What to produce:
Your output is the lines from the first one to the one containing "(ko1) at (406.5,428.5)", repeated exactly, with images left out.

## START Material

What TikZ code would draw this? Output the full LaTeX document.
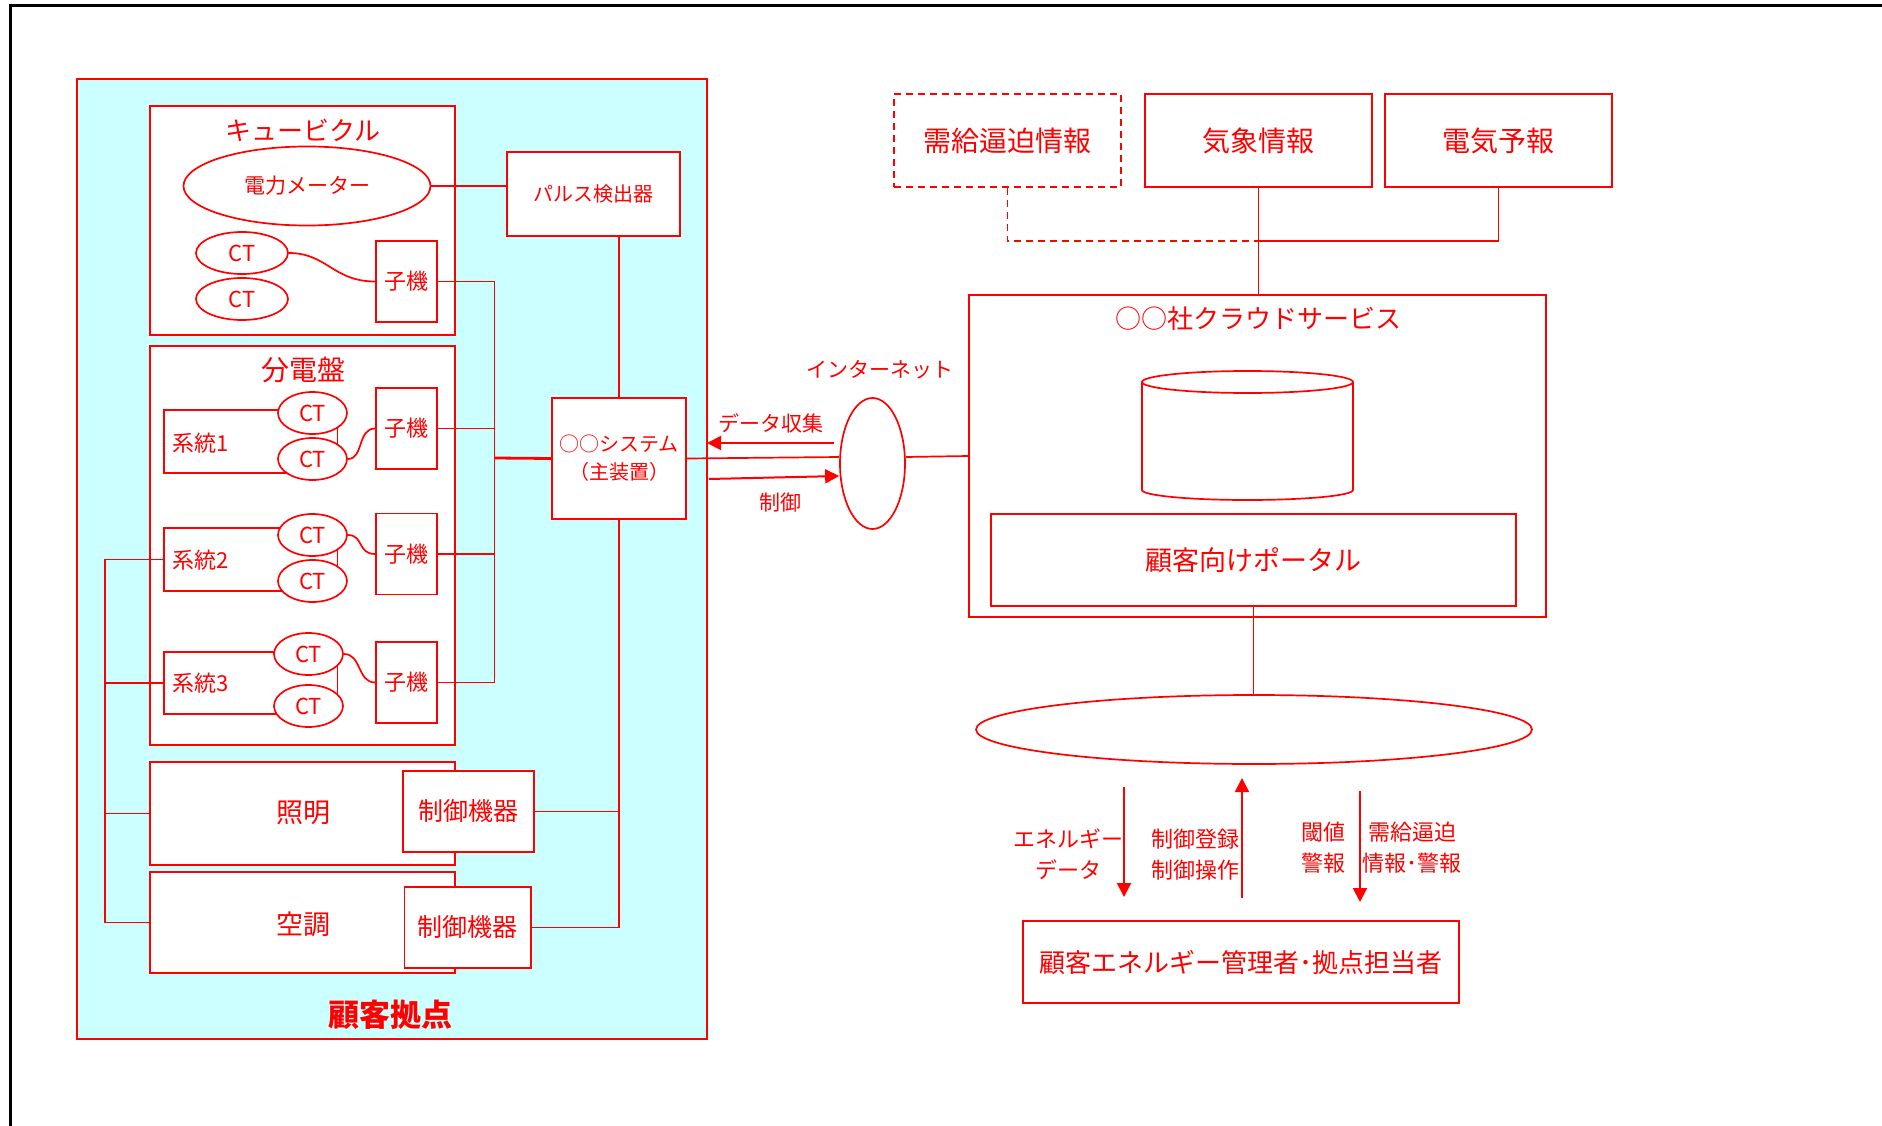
\documentclass[tikz,border=0pt]{standalone}
\usepackage{fontspec}
\setmainfont{Noto Sans CJK JP}
\usetikzlibrary{shapes.geometric,arrows.meta}
\definecolor{sitecyan}{HTML}{CCFFFF}
\newcommand\fsz[2]{\fontsize{#1}{#2}\selectfont}
\tikzset{
 rl/.style={draw=red, line width=1.7pt},
 bx/.style={rectangle, draw=red, line width=1.7pt, fill=white, text=red, inner sep=0pt},
 el/.style={ellipse, draw=red, line width=1.7pt, fill=white, text=red, inner sep=0pt},
 ctel/.style={el, minimum width=69pt, minimum height=42pt, font=\fsz{22}{26}},
 kobox/.style={bx, minimum width=61pt, minimum height=81pt, font=\fsz{22}{26}},
 lbl/.style={text=red, inner sep=0pt},
 arr/.style={draw=red, line width=2pt, -{Triangle[length=14pt,width=14pt]}},
}
\begin{document}
\begin{tikzpicture}[x=1pt,y=-1pt]
\useasboundingbox (0,0) rectangle (1882,1126);
% outer frame (cropped)
\draw[black, line width=3pt] (10,1126) -- (10,6) -- (1882,6);

% customer site
\node[rectangle, draw=red, line width=1.7pt, fill=sitecyan, minimum width=630pt, minimum height=960pt, inner sep=0pt] (site) at (392,559) {};
\node[lbl, font=\fsz{31}{36}\bfseries] (sitelbl) at (390,1015) {顧客拠点};

% cubicle
\node[bx, minimum width=305pt, minimum height=229pt] (cub) at (302.5,220.5) {};
\node[lbl, font=\fsz{26}{30}] (cubt) at (303,130) {キュービクル};
\node[el, minimum width=247pt, minimum height=79pt, font=\fsz{21}{25}] (meter) at (307,186) {電力メーター};
\node[bx, minimum width=173pt, minimum height=84pt, font=\fsz{20}{24}] (pulse) at (593.5,194) {パルス検出器};
\node[ctel, minimum width=92pt] (ctA1) at (242,253) {CT};
\node[ctel, minimum width=92pt] (ctA2) at (242,299) {CT};
\node[kobox] (koA) at (406.5,281.5) {子機};

% distribution panel
\node[bx, minimum width=305pt, minimum height=399pt] (panel) at (302.5,545.5) {};
\node[lbl, font=\fsz{28}{32}] (panelt) at (303,370) {分電盤};

\node[bx, minimum width=173.5pt, minimum height=63pt] (sys1) at (250.75,441.5) {};
\node[lbl, anchor=west, font=\fsz{22}{26}] (sys1t) at (172,443) {系統1};
\node[ctel] (ct11) at (312.5,413) {CT};
\node[ctel] (ct12) at (312.5,459) {CT};
\node[kobox] (ko1) at (406.5,428.5) {子機};

\node[bx, minimum width=173.5pt, minimum height=63pt] (sys2) at (250.75,559.5) {};
\node[lbl, anchor=west, font=\fsz{22}{26}] (sys2t) at (172,560) {系統2};
\node[ctel] (ct21) at (312.5,535) {CT};
\node[ctel] (ct22) at (312.5,581) {CT};
\node[kobox] (ko2) at (406.5,554) {子機};

\node[bx, minimum width=173.5pt, minimum height=62pt] (sys3) at (250.75,683) {};
\node[lbl, anchor=west, font=\fsz{22}{26}] (sys3t) at (172,683) {系統3};
\node[ctel] (ct31) at (308.5,654) {CT};
\node[ctel] (ct32) at (308.5,706) {CT};
\node[kobox] (ko3) at (406.5,682.5) {子機};

% lighting / air conditioning
\node[bx, minimum width=305pt, minimum height=103pt] (light) at (302.5,813.5) {};
\node[lbl, font=\fsz{27}{31}] (lightt) at (303,813) {照明};
\node[bx, minimum width=131pt, minimum height=81pt, font=\fsz{25}{29}] (ctrl1) at (468.5,811.5) {制御機器};
\node[bx, minimum width=305pt, minimum height=101pt] (air) at (302.5,922.5) {};
\node[lbl, font=\fsz{27}{31}] (airt) at (303,924) {空調};
\node[bx, minimum width=126.5pt, minimum height=81pt, font=\fsz{25}{29}] (ctrl2) at (467.75,927.5) {制御機器};

% main system
\node[bx, minimum width=134pt, minimum height=121pt, align=center, font=\fsz{20}{28}] (sys) at (619,458.5) {○○システム\\（主装置）};

% connectors inside site
\draw[rl] (meter.east) -- (meter.east -| pulse.west);
\draw[rl] (ctA1.east) .. controls +(38,0) and +(-42,0) .. (koA.west);
\draw[rl] (ct12.east) .. controls +(16,0) and +(-18,0) .. (ko1.west);
\draw[rl] (ct21.east) .. controls +(16,0) and +(-18,0) .. (ko2.west);
\draw[rl] (ct31.east) .. controls +(18,0) and +(-18,0) .. (ko3.west);

\coordinate (busR) at (494.5,458);
\draw[rl] (koA.east) -- (koA.east -| busR) -- (ko3.east -| busR) -- (ko3.east);
\draw[rl] (ko1.east) -- (ko1.east -| busR);
\draw[rl] (ko2.east) -- (ko2.east -| busR);
\draw[draw=red, line width=2.8pt] (sys.west) -- (busR);

\coordinate (busL) at (105,559.5);
\draw[rl] (sys2.west) -- (busL) -- (busL |- air.west) -- (air.west);
\draw[rl] (sys3.west) -- (sys3.west -| busL);
\draw[rl] (light.west) -- (light.west -| busL);

\draw[rl] (sys.north) -- (sys.north |- pulse.south);
\coordinate (busS) at (619,927.5);
\draw[rl] (sys.south) -- (busS) -- (ctrl2.east);
\draw[rl] (ctrl1.east) -- (ctrl1.east -| busS);

% internet
\node[el, minimum width=65pt, minimum height=131pt] (inet) at (872.5,463.5) {};
\node[lbl, font=\fsz{21}{25}] (inett) at (880,370) {インターネット};
\draw[rl] (sys.east) -- (inet.west |- 0,457);
\coordinate (dcS) at (834,443);
\coordinate (dcE) at (707,443);
\draw[arr] (dcS) -- (dcE);
\node[lbl, font=\fsz{21}{25}] (dct) at (771,423) {データ収集};
\coordinate (ctS) at (709,479);
\draw[arr] (ctS) -- (inet.west |- 0,476);
\node[lbl, font=\fsz{21}{25}] (ctt) at (780,503) {制御};

% cloud
\node[bx, minimum width=577pt, minimum height=322pt] (cloud) at (1257.5,456) {};
\node[lbl, font=\fsz{26}{30}] (cloudt) at (1258,319) {○○社クラウドサービス};
\draw[rl] (inet.east |- 0,457) -- (cloud.west |- 0,456);
% database cylinder
\draw[rl, fill=white] (1142,382) -- (1142,490) arc[start angle=180, end angle=0, x radius=105.5, y radius=10] -- (1353,382);
\draw[rl, fill=white] (1247.5,382) ellipse[x radius=105.5, y radius=11];
\node[bx, minimum width=525pt, minimum height=92pt, font=\fsz{27}{31}] (portal) at (1253.5,560) {顧客向けポータル};

% info sources
\node[bx, dash pattern=on 7pt off 5pt, minimum width=227pt, minimum height=93pt, font=\fsz{28}{32}] (jukyu) at (1007.5,140.5) {需給逼迫情報};
\node[bx, minimum width=227pt, minimum height=93pt, font=\fsz{28}{32}] (kisho) at (1258.5,140.5) {気象情報};
\node[bx, minimum width=227pt, minimum height=93pt, font=\fsz{28}{32}] (denki) at (1498.5,140.5) {電気予報};
\coordinate (join) at (1258,241);
\draw[rl] (kisho.south) -- (kisho.south |- cloud.north);
\draw[draw=red, line width=1.7pt, dash pattern=on 7pt off 5pt] (jukyu.south) -- (jukyu.south |- join) -- (join);
\draw[rl] (denki.south) -- (denki.south |- join) -- (join);

% customer users
\node[el, minimum width=556pt, minimum height=69pt] (net2) at (1254,729.5) {};
\draw[rl] (portal.south) -- (portal.south |- net2.north);
\node[bx, minimum width=436.5pt, minimum height=82pt, font=\fsz{26}{30}] (user) at (1241,962) {顧客エネルギー管理者･拠点担当者};

\coordinate (a1s) at (1124,787); \coordinate (a1e) at (1124,897);
\coordinate (a2s) at (1242,898); \coordinate (a2e) at (1242,778);
\coordinate (a3s) at (1360,791); \coordinate (a3e) at (1360,902);
\draw[arr] (a1s) -- (a1e);
\draw[arr] (a2s) -- (a2e);
\draw[arr] (a3s) -- (a3e);
\node[lbl, align=center, font=\fsz{22}{31}] (l1) at (1068,854.5) {エネルギー\\データ};
\node[lbl, align=left, anchor=west, font=\fsz{22}{31}] (l2) at (1151,855) {制御登録\\制御操作};
\node[lbl, align=center, font=\fsz{22}{31}] (l3) at (1323,847.5) {閾値\\警報};
\node[lbl, align=center, font=\fsz{22}{31}] (l4) at (1412,847.5) {需給逼迫\\情報･警報};
\end{tikzpicture}
\end{document}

## END Material

Correct result:
What TikZ code would draw this? Output the full LaTeX document.
\documentclass[tikz,border=0pt]{standalone}
\usepackage{fontspec}
\setmainfont{Noto Sans CJK JP}
\usetikzlibrary{shapes.geometric,arrows.meta}
\definecolor{sitecyan}{HTML}{CCFFFF}
\newcommand\fsz[2]{\fontsize{#1}{#2}\selectfont}
\tikzset{
 rl/.style={draw=red, line width=1.7pt},
 bx/.style={rectangle, draw=red, line width=1.7pt, fill=white, text=red, inner sep=0pt},
 el/.style={ellipse, draw=red, line width=1.7pt, fill=white, text=red, inner sep=0pt},
 ctel/.style={el, minimum width=69pt, minimum height=42pt, font=\fsz{22}{26}},
 kobox/.style={bx, minimum width=61pt, minimum height=81pt, font=\fsz{22}{26}},
 lbl/.style={text=red, inner sep=0pt},
 arr/.style={draw=red, line width=2pt, -{Triangle[length=14pt,width=14pt]}},
}
\begin{document}
\begin{tikzpicture}[x=1pt,y=-1pt]
\useasboundingbox (0,0) rectangle (1882,1126);
% outer frame (cropped)
\draw[black, line width=3pt] (10,1126) -- (10,6) -- (1882,6);

% customer site
\node[rectangle, draw=red, line width=1.7pt, fill=sitecyan, minimum width=630pt, minimum height=960pt, inner sep=0pt] (site) at (392,559) {};
\node[lbl, font=\fsz{31}{36}\bfseries] (sitelbl) at (390,1015) {顧客拠点};

% cubicle
\node[bx, minimum width=305pt, minimum height=229pt] (cub) at (302.5,220.5) {};
\node[lbl, font=\fsz{26}{30}] (cubt) at (303,130) {キュービクル};
\node[el, minimum width=247pt, minimum height=79pt, font=\fsz{21}{25}] (meter) at (307,186) {電力メーター};
\node[bx, minimum width=173pt, minimum height=84pt, font=\fsz{20}{24}] (pulse) at (593.5,194) {パルス検出器};
\node[ctel, minimum width=92pt] (ctA1) at (242,253) {CT};
\node[ctel, minimum width=92pt] (ctA2) at (242,299) {CT};
\node[kobox] (koA) at (406.5,281.5) {子機};

% distribution panel
\node[bx, minimum width=305pt, minimum height=399pt] (panel) at (302.5,545.5) {};
\node[lbl, font=\fsz{28}{32}] (panelt) at (303,370) {分電盤};

\node[bx, minimum width=173.5pt, minimum height=63pt] (sys1) at (250.75,441.5) {};
\node[lbl, anchor=west, font=\fsz{22}{26}] (sys1t) at (172,443) {系統1};
\node[ctel] (ct11) at (312.5,413) {CT};
\node[ctel] (ct12) at (312.5,459) {CT};
\node[kobox] (ko1) at (406.5,428.5) {子機};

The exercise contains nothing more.